Pero al margen de vítores y reclamaciones, no es menos cierto que debiéramos comenzar por realizar un exhaustivo ejercicio de autocrítica, donde tanto desde el pueblo vasco como desde el resto de pueblos del Estado, reflexionásemos conjuntamente sobre el fracaso que supone como sociedad que en pleno siglo XXI la jefatura del Estado se encuentre todavía en manos de una familia corrupta que lleva siglos sustentando un poder de manera ilegítima. Por no hablar del anacronismo, no solo en un sentido temporal si no intelectual, que supone para cualquier comunidad moderna permitir que, hoy en día, una familia que tiene más analogías con los soprano que con aquellos personajes de las fabulas y los cuentos infantiles, herede de forma dinástica un cargo público de tal importancia. A estas alturas, cualquier sociedad que se precie de ser avanzada debiera tener más que interiorizado que la pertenencia a un linaje endogámico no debiera ser la premisa para la obtención de ninguna responsabilidad institucional del ámbito de lo público.

Un vodevil que presenta, por un lado, al padre, el emérito, un tipo al que se le da de maravilla aparentar ser una especie de payaso bonachón, y que en realidad es un listillo que levita en ese limbo entre lo inmoral y lo torpe, donde se dedica a quehaceres de dudoso carácter ético, por no hablar de actividades directamente de índole mafiosa. Y digo torpe, pues teniendo la vida a nivel material más que resuelta, hay que ser lerdo para buscarse cualquier tipo de problema por ser incapaz de contener un sentimiento de avaricia sin límite alguno. Por otro lado, el hijo, que como buen Borbón y muy al estilo de otro de sus predecesores, el rey felón, se muestra como una persona mesurada, honrada y hacendosa, pero que al parecer en el fondo esconde un increíble parecido con el modus vivendi de su progenitor. Algo que incluso a los propios monárquicos les debiera poner los pelos de punta, al no poder distinguir entre la zarzuela y cualquiera de los centros operativos de una organización criminal debido al hedor a corruptela que emana desde su interior.

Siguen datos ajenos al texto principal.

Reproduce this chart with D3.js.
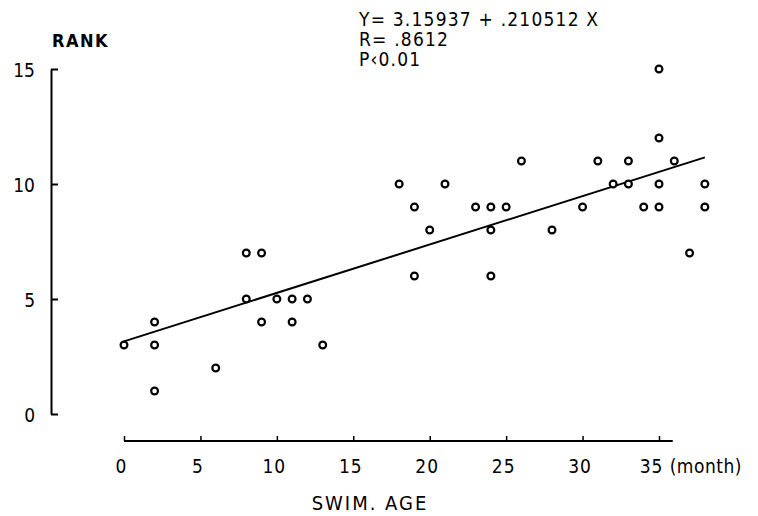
<!DOCTYPE html>
<html>
<head>
<meta charset="utf-8">
<script src="https://cdn.jsdelivr.net/npm/d3@7"></script>
<style>
  body { margin: 0; background: #fff; }
  text { font-family: "DejaVu Sans Condensed", "DejaVu Sans", sans-serif; fill: #000; }
</style>
</head>
<body>
<script>

// swim age (months) and rank, one entry per child
var swimAge = [0, 2, 2, 2, 6, 8, 9, 8, 10, 11, 9, 11, 12, 13,
               18, 21, 19, 20, 23, 24, 25, 24, 19, 24, 28, 26,
               35, 35, 31, 33, 36, 32, 33, 35, 38, 30, 34, 35, 38, 37];
var rank    = [3, 4, 3, 1, 2, 7, 7, 5, 5, 5, 4, 4, 5, 3,
               10, 10, 9, 8, 9, 9, 9, 8, 6, 6, 8, 11,
               15, 12, 11, 11, 11, 10, 10, 10, 10, 9, 9, 9, 9, 7];

var xTicks = [0, 5, 10, 15, 20, 25, 30, 35];
var yTicks = [0, 5, 10, 15];

// regression  Y = a + b X
var intercept = 3.15937, slope = 0.210512;
var fitRange = [0, 38];

var statLines = ["Y= 3.15937 + .210512 X", "R= .8612", "P\u20390.01"];

var width = 758, height = 516;

var svg = d3.select("body").append("svg")
    .attr("width", width)
    .attr("height", height);

// setup scales
var xScale = d3.scaleLinear().domain([0, 35]).range([124, 659]);
var yScale = d3.scaleLinear().domain([0, 15]).range([414, 69]);

var data = swimAge.map(function(d, i) { return {age: d, rank: rank[i]}; });

// y axis, ticks pointing inward
var yAxis = svg.append("g")
    .attr("transform", "translate(51,0)")
    .call(d3.axisLeft(yScale).tickValues(yTicks).tickSizeInner(-7).tickSizeOuter(0).tickPadding(16));
yAxis.selectAll("path, line").attr("stroke", "#000").attr("stroke-width", 2);
yAxis.selectAll("text").style("font-size", "19px").attr("dy", "0.4em");

// x axis, ticks pointing up
var xAxis = svg.append("g")
    .attr("transform", "translate(0,441)")
    .call(d3.axisBottom(xScale).tickValues(xTicks).tickSizeInner(-5).tickSizeOuter(0).tickPadding(19));
xAxis.select(".domain").remove();
xAxis.append("line")
    .attr("x1", xScale(0)).attr("x2", xScale(35.9))
    .attr("stroke", "#000").attr("stroke-width", 2);
xAxis.selectAll(".tick line").attr("stroke", "#000").attr("stroke-width", 1.5);
xAxis.selectAll("text")
    .style("font-size", "19px")
    .style("letter-spacing", "1px")
    .attr("dx", function(d) { return d === 35 ? -8 : -3; });

svg.append("text")
    .attr("x", xScale(35.7))
    .attr("y", 473)
    .style("font-size", "19px")
    .style("letter-spacing", "0.5px")
    .text("(month)");

// axis titles
svg.append("text")
    .attr("x", 52)
    .attr("y", 47)
    .style("font-size", "18px")
    .style("font-weight", "bold")
    .style("letter-spacing", "1.5px")
    .text("RANK");

svg.append("text")
    .attr("x", 370)
    .attr("y", 510)
    .attr("text-anchor", "middle")
    .style("font-size", "20px")
    .style("letter-spacing", "2px")
    .text("SWIM. AGE");

// regression stats
svg.append("g").selectAll("text")
    .data(statLines)
  .enter().append("text")
    .attr("x", 359)
    .attr("y", function(d, i) { return 26 + i * 20; })
    .style("font-size", "19px")
    .style("letter-spacing", "1.2px")
    .attr("xml:space", "preserve")
    .text(function(d) { return d; });

// fitted line
svg.append("line")
    .attr("x1", xScale(fitRange[0]))
    .attr("y1", yScale(intercept + slope * fitRange[0]))
    .attr("x2", xScale(fitRange[1]))
    .attr("y2", yScale(intercept + slope * fitRange[1]))
    .attr("stroke", "#000")
    .attr("stroke-width", 2);

// draw dots
svg.selectAll(".dot")
    .data(data)
  .enter().append("circle")
    .attr("class", "dot")
    .attr("r", 3.4)
    .attr("cx", function(d) { return xScale(d.age); })
    .attr("cy", function(d) { return yScale(d.rank); })
    .attr("fill", "#fff")
    .attr("stroke", "#000")
    .attr("stroke-width", 2.2);

</script>
</body>
</html>
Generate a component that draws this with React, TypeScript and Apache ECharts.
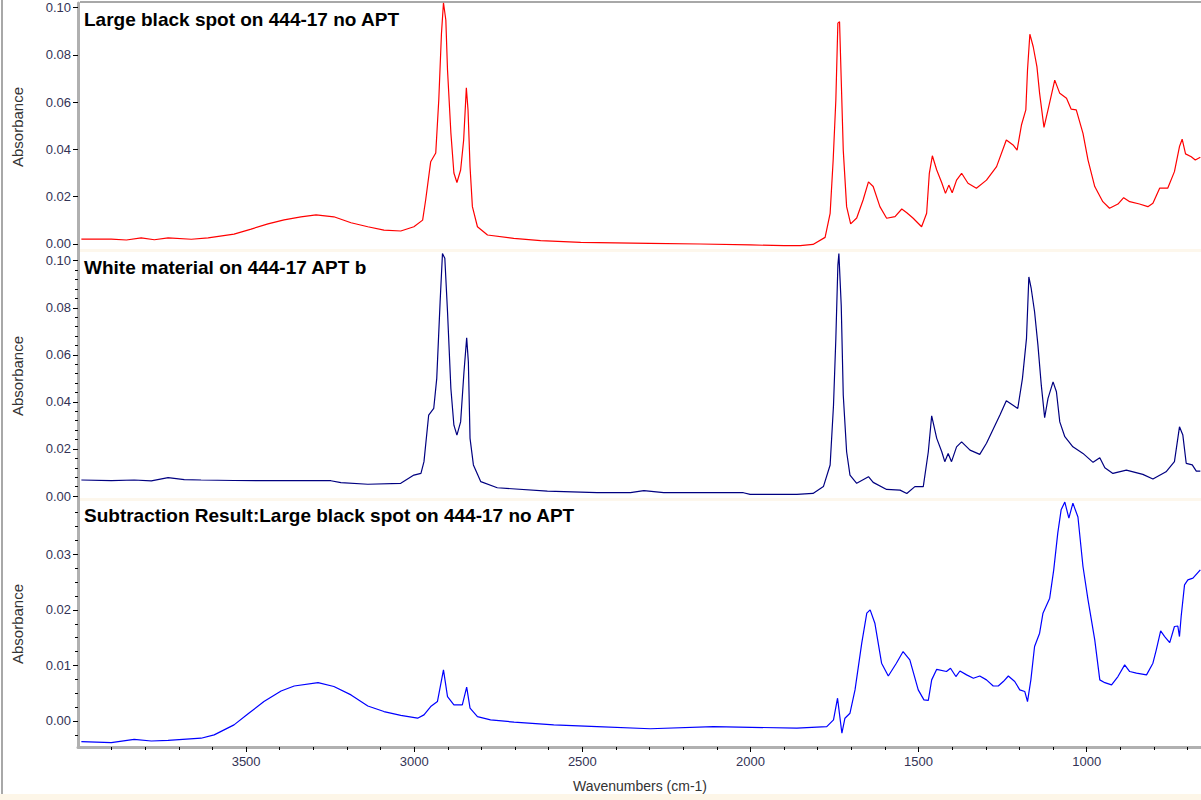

Viniendo de un dictador, es normal que a nadie le extrañara que Franco, en una decisión totalmente unilateral, designase a Juan Carlos su continuador al frente del Estado y de las fuerzas armadas como garante del movimiento nacional católico. Quizá extrañe algo más, no ya que nadie nos haya consultado sobre el traspaso de la jefatura del Estado por parte del padre al hijo, algo que por otro lado era de esperar, si no que la gente no se hubiera mostrado indignada ante un golpe tan antidemocrático como fuera el nombramiento de Felipe como sucesor del anterior monarca. Hablar de democracia monárquica lo único que genera es una especie de oxímoron donde, a partir de ahí, todo lo demás carece de sentido y, como consecuencia, un sistema de dichas características se vea tarde o temprano irremediablemente abocado a convertirse en un proyecto frustrado.

Sin duda uno de los grandes obstáculos de este dilema radica en aquellos cínicos que banalizan el uso de términos como democracia o libertad hasta convertirlos en significantes vacíos. Falsas democracias que adolecen de un pánico a la hora de preguntar, desde su libertad virtual, qué frena las aspiraciones de cambio real. Ante esta perspectiva, es tiempo de aunar fuerzas y de que todas las gargantas antimonárquicas y republicanas de Euskal Herria y del resto del Estado griten al unísono, «monarkia kanpora, fuera la monarquía». Un proceso emancipador que deje atrás una institución arcaica y caduca a través de algo tan poco democrático, al parecer, como preguntar al pueblo por medio de un referéndum. Consulta que, automáticamente, nos derivase hacia un nuevo proceso constituyente o hacia lo que todavía es más interesante; hacia nuevos procesos constituyentes, donde, definitivamente, las diferentes sensibilidades del Estado decidiesen de forma soberana y democrática la forma de organizarse entre ellas y en relación al resto, en una especie de red de repúblicas confederadas.